The first thing we did was buy our Octopus cards, you can pick these up at any MTR station. We used the local ones, which are loaned to you, the initial cost is a deposit of 50 HK$ plus a credit of 100 HK$. There is a tourist version available where you pay 39 HK$ and you can keep the card as a souvenir of your visit. Any remaining credit and your deposit on a loan can be cashed in at the airport before you fly home. The MTR airport link is the quickest way to transfer to the city, it costs 100 HK$ one way to Hong Kong station in Central District.

The MTR (Mass Transit Railway) metro service is excellent, it’s safe and very clean. If you avoid the workday rush hour 07:30 – 10:00 and 17:00 – 19:00 it’s not over crowded. The trains are closed off by glass, we liked the signs about the train warning sounds “Ding Dong” to let people off and “Do Do Do” to stop boarding.
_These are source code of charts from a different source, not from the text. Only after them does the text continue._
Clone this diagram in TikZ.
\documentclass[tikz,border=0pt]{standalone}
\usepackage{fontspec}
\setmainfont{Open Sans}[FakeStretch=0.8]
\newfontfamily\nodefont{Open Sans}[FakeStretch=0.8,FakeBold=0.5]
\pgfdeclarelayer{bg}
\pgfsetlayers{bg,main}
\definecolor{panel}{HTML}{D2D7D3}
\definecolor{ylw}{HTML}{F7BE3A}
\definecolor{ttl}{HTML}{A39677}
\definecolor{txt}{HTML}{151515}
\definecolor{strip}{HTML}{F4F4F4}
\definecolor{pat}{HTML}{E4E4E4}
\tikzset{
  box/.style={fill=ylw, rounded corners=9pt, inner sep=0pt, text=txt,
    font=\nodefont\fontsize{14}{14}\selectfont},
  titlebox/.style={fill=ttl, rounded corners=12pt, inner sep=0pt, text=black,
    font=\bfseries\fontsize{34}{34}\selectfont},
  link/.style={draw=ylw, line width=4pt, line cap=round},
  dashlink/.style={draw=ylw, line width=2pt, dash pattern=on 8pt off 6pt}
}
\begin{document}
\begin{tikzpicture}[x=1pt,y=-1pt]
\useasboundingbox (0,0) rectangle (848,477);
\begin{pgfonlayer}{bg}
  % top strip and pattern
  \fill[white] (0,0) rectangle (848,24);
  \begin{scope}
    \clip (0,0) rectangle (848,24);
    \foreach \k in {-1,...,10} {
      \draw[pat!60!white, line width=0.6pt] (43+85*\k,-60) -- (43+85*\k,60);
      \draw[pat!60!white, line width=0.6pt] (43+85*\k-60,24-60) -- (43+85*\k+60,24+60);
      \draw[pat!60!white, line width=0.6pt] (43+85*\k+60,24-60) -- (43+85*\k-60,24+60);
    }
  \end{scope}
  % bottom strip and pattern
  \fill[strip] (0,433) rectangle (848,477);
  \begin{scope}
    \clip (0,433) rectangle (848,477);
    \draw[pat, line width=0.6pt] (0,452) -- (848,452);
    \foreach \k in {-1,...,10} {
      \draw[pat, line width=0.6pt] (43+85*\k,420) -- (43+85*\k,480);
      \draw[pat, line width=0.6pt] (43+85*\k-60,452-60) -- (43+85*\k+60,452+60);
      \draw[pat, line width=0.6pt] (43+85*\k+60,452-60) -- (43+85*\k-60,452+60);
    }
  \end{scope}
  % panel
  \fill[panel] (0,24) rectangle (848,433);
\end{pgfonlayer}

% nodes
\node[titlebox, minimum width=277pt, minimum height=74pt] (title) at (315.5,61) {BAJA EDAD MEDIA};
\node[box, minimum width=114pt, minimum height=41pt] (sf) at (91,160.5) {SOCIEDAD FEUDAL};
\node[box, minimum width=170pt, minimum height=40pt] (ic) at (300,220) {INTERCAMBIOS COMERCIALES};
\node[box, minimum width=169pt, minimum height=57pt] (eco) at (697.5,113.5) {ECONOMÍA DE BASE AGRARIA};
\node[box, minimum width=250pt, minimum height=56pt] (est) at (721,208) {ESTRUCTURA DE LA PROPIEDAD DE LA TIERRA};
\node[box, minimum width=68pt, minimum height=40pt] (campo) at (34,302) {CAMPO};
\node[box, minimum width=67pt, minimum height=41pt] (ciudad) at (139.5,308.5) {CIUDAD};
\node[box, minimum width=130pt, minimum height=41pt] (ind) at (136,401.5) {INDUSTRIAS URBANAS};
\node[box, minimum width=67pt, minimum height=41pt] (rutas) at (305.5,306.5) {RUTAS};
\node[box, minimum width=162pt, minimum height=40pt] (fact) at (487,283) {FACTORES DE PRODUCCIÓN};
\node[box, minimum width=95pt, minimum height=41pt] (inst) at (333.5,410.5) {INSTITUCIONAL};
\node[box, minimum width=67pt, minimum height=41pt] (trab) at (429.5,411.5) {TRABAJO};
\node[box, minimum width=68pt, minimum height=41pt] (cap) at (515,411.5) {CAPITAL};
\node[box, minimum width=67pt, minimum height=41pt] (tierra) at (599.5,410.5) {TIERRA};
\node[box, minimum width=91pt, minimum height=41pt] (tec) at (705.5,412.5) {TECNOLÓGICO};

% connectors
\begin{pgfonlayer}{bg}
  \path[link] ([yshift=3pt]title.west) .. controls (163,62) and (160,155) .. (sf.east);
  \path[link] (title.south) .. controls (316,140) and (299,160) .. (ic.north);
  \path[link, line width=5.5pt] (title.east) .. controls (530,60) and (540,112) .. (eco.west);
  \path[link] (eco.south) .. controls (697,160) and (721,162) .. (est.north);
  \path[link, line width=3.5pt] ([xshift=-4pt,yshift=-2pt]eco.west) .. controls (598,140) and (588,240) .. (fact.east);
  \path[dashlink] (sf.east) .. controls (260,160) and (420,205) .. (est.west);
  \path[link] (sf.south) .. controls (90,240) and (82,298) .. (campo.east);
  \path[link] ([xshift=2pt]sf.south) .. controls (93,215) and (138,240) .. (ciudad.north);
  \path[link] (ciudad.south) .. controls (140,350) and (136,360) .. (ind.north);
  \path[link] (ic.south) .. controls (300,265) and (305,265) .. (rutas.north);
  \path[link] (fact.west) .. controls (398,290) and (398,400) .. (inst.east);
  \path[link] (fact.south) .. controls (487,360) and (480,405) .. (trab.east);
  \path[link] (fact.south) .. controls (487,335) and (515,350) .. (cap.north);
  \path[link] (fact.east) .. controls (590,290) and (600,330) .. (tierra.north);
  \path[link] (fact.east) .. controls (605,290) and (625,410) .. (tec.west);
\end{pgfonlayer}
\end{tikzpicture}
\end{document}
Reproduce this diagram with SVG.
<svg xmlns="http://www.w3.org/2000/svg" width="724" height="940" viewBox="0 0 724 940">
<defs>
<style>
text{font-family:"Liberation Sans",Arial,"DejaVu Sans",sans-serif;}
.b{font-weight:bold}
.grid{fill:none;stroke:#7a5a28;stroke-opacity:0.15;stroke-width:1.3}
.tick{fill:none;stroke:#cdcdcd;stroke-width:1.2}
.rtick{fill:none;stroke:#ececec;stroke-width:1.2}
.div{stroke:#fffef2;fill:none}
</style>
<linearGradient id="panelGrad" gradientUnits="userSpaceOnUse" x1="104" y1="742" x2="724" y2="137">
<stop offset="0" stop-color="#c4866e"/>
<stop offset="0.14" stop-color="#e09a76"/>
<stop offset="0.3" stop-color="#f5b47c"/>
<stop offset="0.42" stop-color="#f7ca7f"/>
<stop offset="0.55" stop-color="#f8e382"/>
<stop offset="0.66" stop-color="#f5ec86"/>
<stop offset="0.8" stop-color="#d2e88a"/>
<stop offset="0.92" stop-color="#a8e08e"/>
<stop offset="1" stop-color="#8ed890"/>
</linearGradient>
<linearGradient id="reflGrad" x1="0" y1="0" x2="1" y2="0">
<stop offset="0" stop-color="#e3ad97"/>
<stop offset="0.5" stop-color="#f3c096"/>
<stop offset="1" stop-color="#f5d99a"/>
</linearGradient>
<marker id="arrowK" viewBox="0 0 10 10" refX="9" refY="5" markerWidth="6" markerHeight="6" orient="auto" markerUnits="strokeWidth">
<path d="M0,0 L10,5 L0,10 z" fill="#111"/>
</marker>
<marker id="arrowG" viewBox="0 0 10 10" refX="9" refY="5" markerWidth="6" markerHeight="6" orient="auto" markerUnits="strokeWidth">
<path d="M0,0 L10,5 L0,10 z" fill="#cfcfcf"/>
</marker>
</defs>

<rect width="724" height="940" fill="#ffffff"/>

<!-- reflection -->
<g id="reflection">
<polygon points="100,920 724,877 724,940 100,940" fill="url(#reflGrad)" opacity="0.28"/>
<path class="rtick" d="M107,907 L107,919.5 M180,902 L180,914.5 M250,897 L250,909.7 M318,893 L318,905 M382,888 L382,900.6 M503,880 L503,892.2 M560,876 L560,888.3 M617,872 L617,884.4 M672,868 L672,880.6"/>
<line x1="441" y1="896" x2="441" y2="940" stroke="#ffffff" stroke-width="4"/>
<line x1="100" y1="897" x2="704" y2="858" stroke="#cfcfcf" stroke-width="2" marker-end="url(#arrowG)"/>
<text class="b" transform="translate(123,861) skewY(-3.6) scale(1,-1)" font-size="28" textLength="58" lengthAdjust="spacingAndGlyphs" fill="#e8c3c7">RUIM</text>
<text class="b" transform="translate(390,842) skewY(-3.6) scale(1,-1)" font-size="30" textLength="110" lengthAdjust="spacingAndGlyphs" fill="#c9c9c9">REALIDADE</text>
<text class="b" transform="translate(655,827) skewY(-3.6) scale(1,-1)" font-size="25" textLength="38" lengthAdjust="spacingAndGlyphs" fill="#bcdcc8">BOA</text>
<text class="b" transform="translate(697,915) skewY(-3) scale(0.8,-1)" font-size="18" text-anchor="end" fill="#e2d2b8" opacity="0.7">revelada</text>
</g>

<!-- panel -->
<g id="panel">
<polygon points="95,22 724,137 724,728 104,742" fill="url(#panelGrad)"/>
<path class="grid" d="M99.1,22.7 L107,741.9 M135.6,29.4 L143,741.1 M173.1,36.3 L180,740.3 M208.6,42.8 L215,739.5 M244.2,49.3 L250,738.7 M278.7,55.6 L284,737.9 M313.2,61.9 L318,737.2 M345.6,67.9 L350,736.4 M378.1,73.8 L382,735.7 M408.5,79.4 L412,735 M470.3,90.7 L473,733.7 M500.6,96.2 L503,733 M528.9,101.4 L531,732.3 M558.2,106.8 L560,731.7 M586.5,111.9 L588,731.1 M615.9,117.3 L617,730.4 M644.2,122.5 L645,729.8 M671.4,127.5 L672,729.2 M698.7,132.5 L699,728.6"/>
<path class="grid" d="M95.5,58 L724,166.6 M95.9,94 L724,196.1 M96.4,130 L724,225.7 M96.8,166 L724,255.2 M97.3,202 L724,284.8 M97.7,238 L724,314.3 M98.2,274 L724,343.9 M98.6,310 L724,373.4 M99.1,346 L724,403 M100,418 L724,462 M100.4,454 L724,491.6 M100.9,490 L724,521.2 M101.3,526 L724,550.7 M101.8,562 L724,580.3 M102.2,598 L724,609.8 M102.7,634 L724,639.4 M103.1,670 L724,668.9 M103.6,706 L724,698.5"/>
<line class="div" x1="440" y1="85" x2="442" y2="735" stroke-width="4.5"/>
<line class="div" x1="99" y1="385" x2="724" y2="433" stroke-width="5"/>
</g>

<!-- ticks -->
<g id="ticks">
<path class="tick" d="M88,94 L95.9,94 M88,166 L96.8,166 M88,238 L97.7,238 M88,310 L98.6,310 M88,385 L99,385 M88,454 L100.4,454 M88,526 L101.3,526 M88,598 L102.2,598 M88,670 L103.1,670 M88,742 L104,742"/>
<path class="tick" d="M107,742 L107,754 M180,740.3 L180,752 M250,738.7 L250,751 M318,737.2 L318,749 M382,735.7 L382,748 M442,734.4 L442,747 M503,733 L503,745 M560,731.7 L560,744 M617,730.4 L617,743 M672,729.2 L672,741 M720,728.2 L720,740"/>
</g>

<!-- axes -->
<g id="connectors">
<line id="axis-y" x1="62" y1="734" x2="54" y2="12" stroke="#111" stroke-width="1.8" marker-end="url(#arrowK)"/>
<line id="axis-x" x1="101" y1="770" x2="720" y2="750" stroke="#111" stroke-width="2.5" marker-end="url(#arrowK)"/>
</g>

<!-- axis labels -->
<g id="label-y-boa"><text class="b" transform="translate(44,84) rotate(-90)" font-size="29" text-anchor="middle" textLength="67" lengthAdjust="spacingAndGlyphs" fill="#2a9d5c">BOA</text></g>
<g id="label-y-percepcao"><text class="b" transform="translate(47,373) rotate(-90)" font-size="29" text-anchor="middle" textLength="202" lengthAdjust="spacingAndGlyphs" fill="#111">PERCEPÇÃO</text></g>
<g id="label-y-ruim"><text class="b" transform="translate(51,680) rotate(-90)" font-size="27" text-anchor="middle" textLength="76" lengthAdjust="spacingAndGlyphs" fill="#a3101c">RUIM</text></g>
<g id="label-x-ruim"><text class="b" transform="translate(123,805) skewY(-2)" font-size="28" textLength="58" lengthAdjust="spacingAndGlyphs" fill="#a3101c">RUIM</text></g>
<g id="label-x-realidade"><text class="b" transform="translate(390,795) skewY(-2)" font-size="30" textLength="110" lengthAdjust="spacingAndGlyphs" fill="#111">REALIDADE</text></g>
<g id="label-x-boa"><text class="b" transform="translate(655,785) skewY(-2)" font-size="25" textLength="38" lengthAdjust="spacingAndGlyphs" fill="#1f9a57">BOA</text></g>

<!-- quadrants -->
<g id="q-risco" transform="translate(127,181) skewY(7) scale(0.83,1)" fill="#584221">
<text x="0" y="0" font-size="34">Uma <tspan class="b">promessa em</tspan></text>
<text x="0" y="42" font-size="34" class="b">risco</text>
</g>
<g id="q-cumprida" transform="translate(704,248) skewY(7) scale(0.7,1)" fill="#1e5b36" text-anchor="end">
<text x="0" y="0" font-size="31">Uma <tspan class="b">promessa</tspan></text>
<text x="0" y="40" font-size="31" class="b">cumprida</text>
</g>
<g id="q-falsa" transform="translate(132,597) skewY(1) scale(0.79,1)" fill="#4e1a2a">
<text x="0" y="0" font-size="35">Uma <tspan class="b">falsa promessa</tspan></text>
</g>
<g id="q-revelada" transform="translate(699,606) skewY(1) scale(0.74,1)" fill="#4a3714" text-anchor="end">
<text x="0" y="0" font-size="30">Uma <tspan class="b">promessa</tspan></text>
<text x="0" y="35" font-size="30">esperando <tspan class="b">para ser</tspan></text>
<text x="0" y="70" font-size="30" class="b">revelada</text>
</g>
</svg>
The metro system is just like using the Oyster Card in London, simply use your card to enter and exit the stations on your journey, the remaining balance is shown on exit.

The “Ding Ding” trams have been connecting the East and West of Hong Kong since 1904, with 263 trams in operation, moving around 200,000 passengers per day, it is the world’s largest fleet of double decker trams.

You simply hop on and off, each journey no matter the duration costs 2.30 HK$ for adults. Passengers board at the rear of the tram, and exit at the front. Payment is by Octopus card or cash on exit, no change is given.

Ferries used to be the only way to connect Hong Kong with Kowloon and mainland China. These still run regularly despite the development of road and rail connections. The most famous is the Star Ferry company based from the Central Star Ferry Pier on the Waterfront in Hong Kong, which was founded in 1880.

The current fleet of 9 ferries date back to the 1950’s & 60’S. They run every 8 to 14 minutes 7 days a week and are priced at 2.50 HK$ per adult in the week and 3.40 HK$ at weekends and holidays.

We used the buses twice to visit Stanley and Aberdeen, both times we caught them from the bus station at Exchange Square in Central. They were running about every 20 minutes so we didn’t have to wait long either time in any direction. The cost was just over 10 HK$ one way per person.

We also hailed a taxi from Central back to the hotel on one occasion, including a tip it cost 50 HK$.

We really can´t fault the public transport in Hong Kong, it is simple, cost effective and very easy to use so have fun trying out the different types.